Refrigerator Problem Repair: How To Fix A Refrigerator Temperature Control

Do-it-yourself guide to troubleshooting and replacement of a refrigerator or freezer temperature control switch.

Before replacing the refrigerator's temperature controls, you should do some basic troubleshooting to make sure the problem stems from a defective control and not some other problem. The most obvious thing to check is that the refrigerator is plugged in and receiving power from the outlet. If it is running, but not cooling, it could be due to dirty condenser coils or a defective door seal. Once the coils are clean and the door seal has been checked, you can be pretty confident that the problem is the temperature controls.

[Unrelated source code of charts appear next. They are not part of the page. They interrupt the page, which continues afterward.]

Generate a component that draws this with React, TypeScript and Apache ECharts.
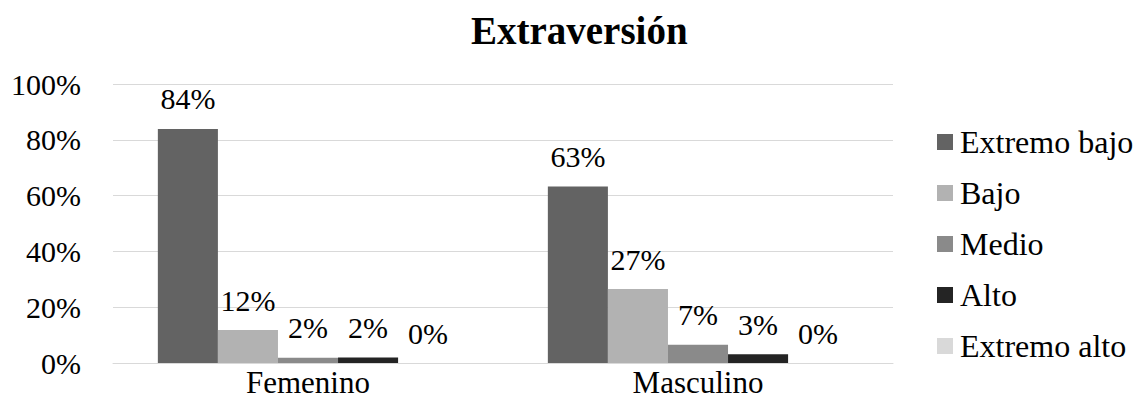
import React, { useEffect, useRef } from "react";
import * as echarts from "echarts";

const categories = ["Femenino", "Masculino"];
const seriesNames = ["Extremo bajo", "Bajo", "Medio", "Alto", "Extremo alto"];
const extremoBajo = [83.9, 63.3];
const bajo = [11.8, 26.5];
const medio = [1.9, 6.5];
const alto = [2.0, 3.1];
const extremoAlto = [0, 0];
const yTicks = [0, 20, 40, 60, 80, 100];
const colors = ["#636363", "#b2b2b2", "#8a8a8a", "#242424", "#d9d9d9"];

const FONT = "Liberation Serif";
const FS = 30;

export default function App() {
  const ref = useRef<HTMLDivElement>(null);
  useEffect(() => {
    if (!ref.current) return;
    const chart = echarts.init(ref.current, null, { renderer: "svg" });
    const values = [extremoBajo, bajo, medio, alto, extremoAlto];
    chart.setOption({
      animation: false,
      backgroundColor: "#ffffff",
      textStyle: { fontFamily: FONT },
      title: {
        text: "Extraversión",
        left: 466,
        top: 6,
        textStyle: { fontFamily: FONT, fontSize: 39, fontWeight: "bold", color: "#000" },
      },
      legend: {
        orient: "vertical",
        left: 937,
        top: 126,
        padding: 0,
        itemWidth: 16,
        itemHeight: 16,
        itemGap: 19,
        icon: "rect",
        data: seriesNames,
        textStyle: { fontFamily: FONT, fontSize: 32, color: "#000", padding: [0, 0, 0, 2] },
      },
      grid: { left: 113, right: 1137 - 893, top: 84, bottom: 413 - 363, containLabel: false },
      xAxis: {
        type: "category",
        data: categories,
        axisLine: { lineStyle: { color: "#d9d9d9", width: 1 } },
        axisTick: { show: false },
        axisLabel: { fontFamily: FONT, fontSize: 31, color: "#000", margin: 4 },
      },
      yAxis: {
        type: "value",
        min: yTicks[0],
        max: yTicks[yTicks.length - 1],
        interval: 20,
        axisLine: { show: false },
        axisTick: { show: false },
        splitLine: { lineStyle: { color: "#d9d9d9", width: 1 } },
        axisLabel: {
          fontFamily: FONT,
          fontSize: FS,
          color: "#000",
          margin: 32,
          formatter: (v: number) => v + "%",
        },
      },
      series: seriesNames.map((name, i) => ({
        name,
        type: "bar",
        data: values[i],
        barGap: "0%",
        barCategoryGap: "23%",
        itemStyle: { color: colors[i] },
        label: {
          show: true,
          position: "top",
          distance: 15,
          fontFamily: FONT,
          fontSize: FS,
          color: "#000",
          formatter: (p: any) => Math.round(p.value) + "%",
        },
      })),
    });
    return () => chart.dispose();
  }, []);
  return (
    <div
      ref={ref}
      style={{ position: "fixed", left: 0, top: 0, width: 1137, height: 413 }}
    />
  );
}
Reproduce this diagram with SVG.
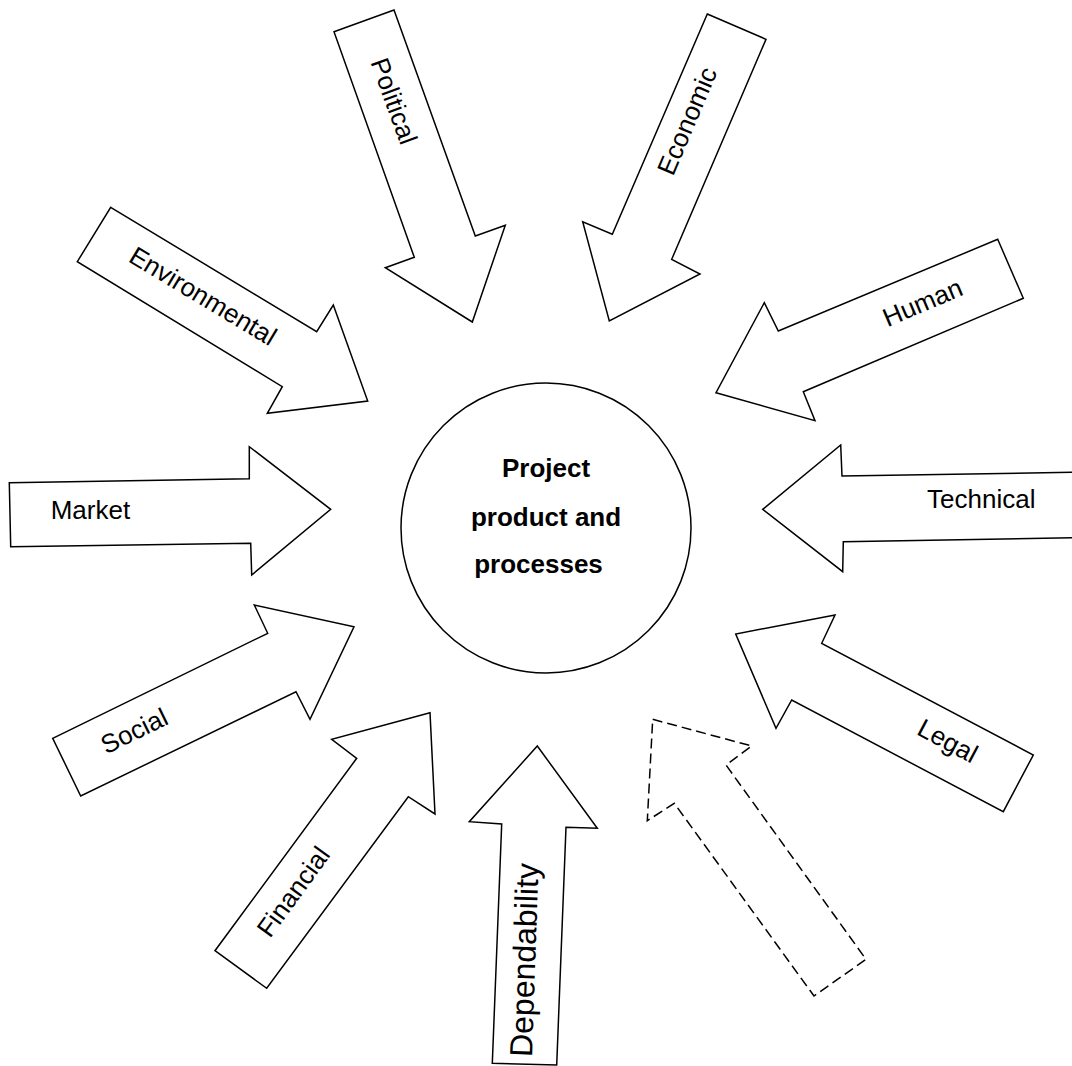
<svg xmlns="http://www.w3.org/2000/svg" width="1072" height="1066" viewBox="0 0 1072 1066">
  <style>
    .arrow { fill: #ffffff; stroke: #000000; stroke-width: 1.5; stroke-linejoin: miter; }
    .dashed { stroke-dasharray: 10 5; }
    .core { fill: #ffffff; stroke: #000000; stroke-width: 1.5; }
    .label { font-family: "Liberation Sans", Arial, Helvetica, sans-serif; font-size: 26px; fill: #000000; }
    .big { font-size: 32px; }
    .title { font-family: "Liberation Sans", Arial, Helvetica, sans-serif; font-size: 26px; font-weight: bold; fill: #000000; text-anchor: middle; }
  </style>
  <rect width="1072" height="1066" fill="#ffffff"/>

  <!-- central node -->
  <g id="core">
    <circle class="core" cx="546" cy="528" r="145"/>
    <text class="title" x="546" y="477">Project</text>
    <text class="title" x="546" y="526">product and</text>
    <text class="title" x="538.5" y="573">processes</text>
  </g>

  <!-- influence arrows pointing at the centre -->
  <g id="arrows">
    <g id="political">
      <polygon class="arrow" points="334,31.7 394,10 475.3,236 505.3,225.3 472.3,322 385.3,267.7 414.3,257.3"/>
      <text class="label" text-anchor="middle" transform="translate(394,101) rotate(70)" y="9">Political</text>
    </g>
    <g id="economic">
      <polygon class="arrow" points="707.3,14 766,39.3 671.7,259.3 700,274 609.3,321 582.7,221.7 612.3,234.3"/>
      <text class="label" text-anchor="middle" transform="translate(687,121) rotate(-67)" y="9">Economic</text>
    </g>
    <g id="environmental">
      <polygon class="arrow" points="110.7,207.3 316.7,331.7 333.3,305 367.7,401 267.3,413.3 282.3,386.7 77.3,261.7"/>
      <text class="label" text-anchor="middle" transform="translate(203,296) rotate(31)" y="9">Environmental</text>
    </g>
    <g id="human">
      <polygon class="arrow" points="997.7,239.3 1023.3,298.3 803.3,391.7 815,420.7 716,392.7 764.3,302.7 778.3,331"/>
      <text class="label" text-anchor="middle" transform="translate(922.5,302.5) rotate(-23)" y="9">Human</text>
    </g>
    <g id="market">
      <polygon class="arrow" points="9.3,482.7 249.3,478.7 249.3,446.7 330.7,509.3 251.7,575 250.7,543.3 10.7,546.7"/>
      <text class="label" x="50.7" y="519.3">Market</text>
    </g>
    <g id="technical">
      <polygon class="arrow" points="1080,472.2 842,476 840.7,445 762.7,509.3 842.7,571.7 843.3,541.7 1080,537.6"/>
      <text class="label" text-anchor="middle" x="981.3" y="508.3">Technical</text>
    </g>
    <g id="social">
      <polygon class="arrow" points="52.7,738.3 267.7,633.3 254.3,605 354,626.7 310,719.3 296,691.7 80.7,796"/>
      <text class="label" text-anchor="middle" transform="translate(134.2,730.8) rotate(-26)" y="9">Social</text>
    </g>
    <g id="legal">
      <polygon class="arrow" points="835,615 735.7,634 776,728.3 791.7,700 1003.3,811.7 1033.3,755 821.7,643.3"/>
      <text class="label" text-anchor="middle" transform="translate(947.7,740.8) rotate(28)" y="9">Legal</text>
    </g>
    <g id="financial">
      <polygon class="arrow" points="215,950.7 266.7,988.3 408.3,796.7 435,814 430,712.7 331.7,739.3 356.7,758.3"/>
      <text class="label" text-anchor="middle" transform="translate(293.3,891.7) rotate(-54)" y="9">Financial</text>
    </g>
    <g id="dependability">
      <polygon class="arrow" points="537.3,746 597.3,828.3 566,827.3 556.7,1065 492.3,1063.3 501.7,824 469.3,821.7"/>
      <text class="label big" text-anchor="middle" transform="translate(524.3,960) rotate(-88)" y="11">Dependability</text>
    </g>
    <g id="unnamed">
      <polygon class="arrow dashed" points="652.7,719.3 751.7,746 726,765 866,959.3 814,996 674.3,803.3 647.3,820.7"/>
    </g>
  </g>
</svg>
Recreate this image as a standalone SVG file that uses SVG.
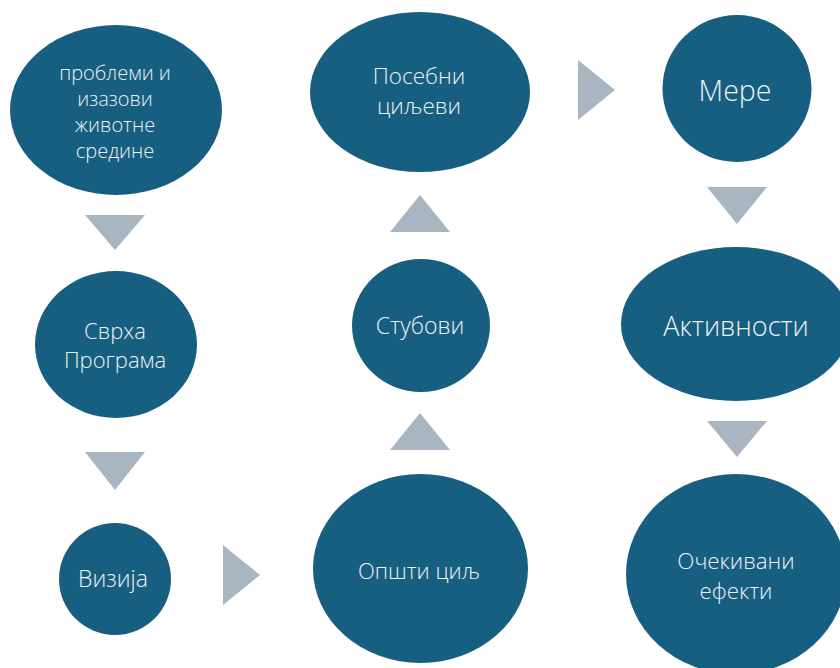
<svg xmlns="http://www.w3.org/2000/svg" width="840" height="668" viewBox="0 0 840 668">
<style>
.n{fill:#175f80}
.t{font-family:"Open Sans","Noto Sans","DejaVu Sans",sans-serif;font-weight:350;fill:#eef2f5;text-anchor:middle;dominant-baseline:central}
.a{fill:#a9b6c2}
</style>
<rect width="840" height="668" fill="#ffffff"/>
<g id="connectors">
<polygon class="a" points="85,215 145,215 115,250"/>
<polygon class="a" points="85,452 145,452 115,490"/>
<polygon class="a" points="223,545 223,605 260,575"/>
<polygon class="a" points="390,450 450,450 420,413"/>
<polygon class="a" points="390,232 450,232 420,195"/>
<polygon class="a" points="578,60 578,120 615,90"/>
<polygon class="a" points="707,187 767,187 737,224"/>
<polygon class="a" points="707,421 767,421 737,457"/>
</g>
<g id="n1">
<ellipse class="n" cx="116" cy="110" rx="106" ry="85"/>
<text class="t" x="116" font-size="20"><tspan x="115" y="72">проблеми и</tspan><tspan x="115" y="98">изазови</tspan><tspan x="115" y="124">животне</tspan><tspan x="115" y="150">средине</tspan></text>
</g>
<g id="n2">
<ellipse class="n" cx="116" cy="344.5" rx="81" ry="73.5"/>
<text class="t" font-size="22"><tspan x="115" y="329.5">Сврха</tspan><tspan x="115" y="358.5">Програма</tspan></text>
</g>
<g id="n3">
<ellipse class="n" cx="115" cy="579" rx="56" ry="56"/>
<text class="t" x="113" y="578" font-size="23">Визија</text>
</g>
<g id="n4">
<ellipse class="n" cx="420.5" cy="568.5" rx="107.5" ry="94.5"/>
<text class="t" x="419" y="570" font-size="22">Општи циљ</text>
</g>
<g id="n5">
<ellipse class="n" cx="421" cy="325.5" rx="69" ry="66.5"/>
<text class="t" x="420" y="325" font-size="23">Стубови</text>
</g>
<g id="n6">
<ellipse class="n" cx="420" cy="92" rx="110" ry="80"/>
<text class="t" font-size="22.5"><tspan x="419" y="75">Посебни</tspan><tspan x="419" y="105">циљеви</tspan></text>
</g>
<g id="n7">
<ellipse class="n" cx="737" cy="88.5" rx="74.5" ry="73.5"/>
<text class="t" x="735" y="90" font-size="28.5">Мере</text>
</g>
<g id="n8">
<ellipse class="n" cx="736" cy="324" rx="115" ry="77"/>
<text class="t" x="736" y="325" font-size="27">Активности</text>
</g>
<g id="n9">
<ellipse class="n" cx="736" cy="574" rx="110" ry="100"/>
<text class="t" font-size="22.3"><tspan x="736" y="560">Очекивани</tspan><tspan x="736" y="590">ефекти</tspan></text>
</g>
</svg>
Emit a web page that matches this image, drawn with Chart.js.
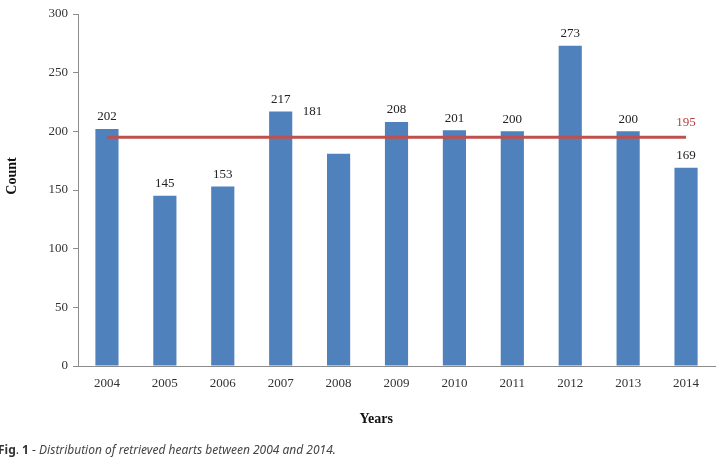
<!DOCTYPE html>
<html lang="en">
<head>
    <meta charset="UTF-8">
    <title>Distribution of retrieved hearts</title>
    <script src="https://cdn.jsdelivr.net/npm/chart.js"></script>
    <style>
        body {
            margin: 0;
            padding: 0;
            background: #fff;
        }
        .wrap {
            position: relative;
            width: 719px;
            height: 465px;
            overflow: hidden;
        }
        .caption {
            position: absolute;
            left: -2px;
            top: 441px;
            font-family: "Noto Sans", sans-serif;
            font-size: 12px;
            color: #333;
            white-space: nowrap;
        }
        .caption b { font-style: normal; }
        .caption i { color: #444; }
    </style>
</head>
<body>
    <div class="wrap">
        <canvas id="chart" width="719" height="465"></canvas>
        <div class="caption"><b>Fig</b>. <b>1</b> - <i>Distribution of retrieved hearts between 2004 and 2014.</i></div>
    </div>
    <script>
        const years = ['2004', '2005', '2006', '2007', '2008', '2009', '2010', '2011', '2012', '2013', '2014'];
        const counts = [202, 145, 153, 217, 181, 208, 201, 200, 273, 200, 169];
        const average = [195, 195, 195, 195, 195, 195, 195, 195, 195, 195, 195];
        const yTicks = [0, 50, 100, 150, 200, 250, 300];

        const serif = '"Liberation Serif", "Times New Roman", serif';

        // value labels above bars + the average label at the end of the line
        const labelPlugin = {
            id: 'valueLabels',
            afterDatasetsDraw(chart) {
                const ctx = chart.ctx;
                const bars = chart.getDatasetMeta(0).data;
                const line = chart.getDatasetMeta(1).data;
                ctx.save();
                ctx.font = '13px ' + serif;
                ctx.textAlign = 'center';
                ctx.textBaseline = 'middle';
                ctx.fillStyle = '#222';
                bars.forEach((bar, i) => {
                    let dx = 0, dy = -12;
                    if (i === 4) { dx = -26; dy = -42; } // 181 sits off to the left in the original
                    ctx.fillText(String(counts[i]), bar.x + dx, bar.y + dy);
                });
                const last = line[line.length - 1];
                ctx.fillStyle = '#b5403d';
                ctx.fillText(String(average[average.length - 1]), last.x, last.y - 15);

                // axis titles
                const area = chart.chartArea;
                ctx.font = 'bold 14px ' + serif;
                ctx.fillStyle = '#111';
                ctx.fillText('Years', area.left + (area.right - area.left) * 0.468, 419);
                ctx.translate(12, 176);
                ctx.rotate(-Math.PI / 2);
                ctx.fillText('Count', 0, 0);
                ctx.restore();
            }
        };

        const ctx = document.getElementById('chart').getContext('2d');
        new Chart(ctx, {
            data: {
                labels: years,
                datasets: [{
                    type: 'bar',
                    data: counts,
                    backgroundColor: '#4f81bd',
                    barPercentage: 0.4,
                    categoryPercentage: 1,
                    order: 2
                }, {
                    type: 'line',
                    data: average,
                    borderColor: '#c0504d',
                    borderWidth: 3,
                    pointRadius: 0,
                    fill: false,
                    order: 1
                }]
            },
            options: {
                responsive: false,
                animation: false,
                layout: { padding: { top: 14, right: 4, left: 0, bottom: 0 } },
                plugins: {
                    legend: { display: false },
                    tooltip: { enabled: false }
                },
                scales: {
                    x: {
                        grid: { display: false },
                        border: { display: true, color: '#8c8c8c', width: 1 },
                        ticks: {
                            padding: 2,
                            color: '#333',
                            font: { family: serif, size: 13 }
                        },
                        afterFit(scale) { scale.height = 99; }
                    },
                    y: {
                        min: 0,
                        max: 300,
                        afterBuildTicks(scale) {
                            scale.ticks = yTicks.map(v => ({ value: v }));
                        },
                        grid: {
                            display: true,
                            drawOnChartArea: false,
                            drawTicks: true,
                            tickLength: 5,
                            color: '#8c8c8c'
                        },
                        border: { display: true, color: '#8c8c8c', width: 1 },
                        ticks: {
                            padding: 5,
                            color: '#333',
                            font: { family: serif, size: 13 }
                        },
                        afterFit(scale) { scale.width = 78; }
                    }
                }
            },
            plugins: [labelPlugin]
        });
    </script>
</body>
</html>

There are usually two control knobs, one that controls the temperature of the freezer and one that controls the refrigerator. Although they appear to be independent controls, it is important to understand that the cold air comes solely from the freezer area into the refrigerator compartment. The freezer control determines how much cold air the condenser produces while the refrigerator control adjusts the flow of cold air from the freezer to the refrigerator compartment. If there is no cold air on either side, it is probably the freezer control that is at fault. The procedure to replace the control switch is the same for the refrigerator control and for the freezer control.

Even though we have gone through this troubleshooting, it is still a good idea to test the control mechanism before replacing it. You will need a multitester and possibly needle-nose pliers and a screwdriver for the testing. First, unplug the refrigerator so you don't get shocked. Then, remove the temperature control's dial and/or housing. The dial will just pull straight off, but the housing may have screws holding it in place. After removing the housing, just let it hang by its wires. There should be two wires attached to the control. Label them before disconnecting so it is easier to put back together. Remove the wires by pulling on the slip-on connectors, not the wires themselves. Needle-nose pliers may be needed to remove these connectors from the terminals, especially if the refrigerator is old.



Set the ohms setting on your multitester to X1 and attach one probe to each terminal. Turn the temperature control to off or to the warmest setting if there is no off position. The multitester should give you a reading of infinity if the control is on off and a reading of near infinity if there is no off position. Then turn the control to the coldest setting and retest. Now, the multitester should give you a reading of zero. If both of these tests are not passed, the control needs to be replaced.

You already have the dial part of the temperature control disassembled, but there is also a temperature probe attached to it. Remove all fasteners holding on the existing probe and take note of the path of the probe. Install the new temperature probe along the same path as the original. Do not bend at a sharp angle and try to avoid bending more than necessary so the probe does not get damaged. Attach the refrigerator's wires to the new temperature, replacing the connectors if corroded. Replace the switch and any necessary housing screws you removed earlier. Plug in the refrigerator and set the temperature control to the midpoint setting. The refrigerator should start cooling down within one to two hours.